We were in the mood for Italian, so of course we started driving around aimlessly at 6:30 on a Friday night. Argia’s? Nah, just there. Ruffino’s! Has it re-opened yet? Nope, one more week. We headed to Kora.
Unfortunately for us, they’ve started up the Crystal City 5K Friday races again (at 6:30, of course) which made parking tough, even in the garage, and getting in the restaurant even tougher, although we were lucky enough to get a seat in the bar area.
Since the restaurant itself was slammed, it’s understandable that service was interminably slow. Not just understandable, but very forgivable when Kora runs happy hours specials all the way up until 8:30 PM in the bar area!
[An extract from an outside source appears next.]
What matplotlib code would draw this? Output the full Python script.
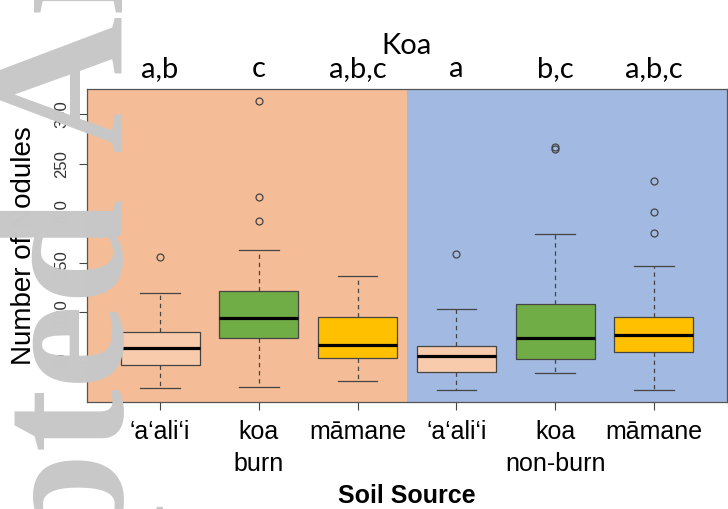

Okay, now while that sounds enticing, I wish I could say I’d rush back for them, but I can’t.
I started with a bottle of Castello ($3.75 at happy hour) while my young dining companion had his Diet Coke ($2.50 with refill).
It was pizza and pasta night, so we started with a Mini Margherita ($5), an eight-piece oval that was just miserable. “As I said at that other place [Ristorante Murali],” Matt astutely quipped, “this isn’t a Margherita; it’s a pizza with cheese and basil.” This was the worst pizza I’ve had in a while, and half of it sat uneaten at the end of the meal. Truly, I would not have eaten this even if it were free.
The pizza was served after a half-order of Seared Salmon Penne ($6 at happy hour) with just a few small pieces of salmon, spinach, and tomato in a bland vodka cream sauce. Wanting something a bit more substantial, a dinner portion of Lasagna ($16 off the regular menu) gets credit for having a fair amount of meat sauce, but that’s about it.
The meal was bad enough where I actually apologized to Matt on the way out — after all the driving around, parking, and waiting, we got this as our reward. “Ah, it’s okay!” he said in his typical upbeat fashion. But it wasn’t okay; it was lousy. Later that night I came home and was talking with a friend of mine, and I mentioned that if this meal was anything even close to being representative of Kora, then you could take every single Italian restaurant in the DC area — from high-end places all the way down to strip-mall crap in the exurbs — and this would fall in the bottom 50%. I’d eaten here a couple times before and liked it well enough, so I’m hopeful that this was just a grisly aberration.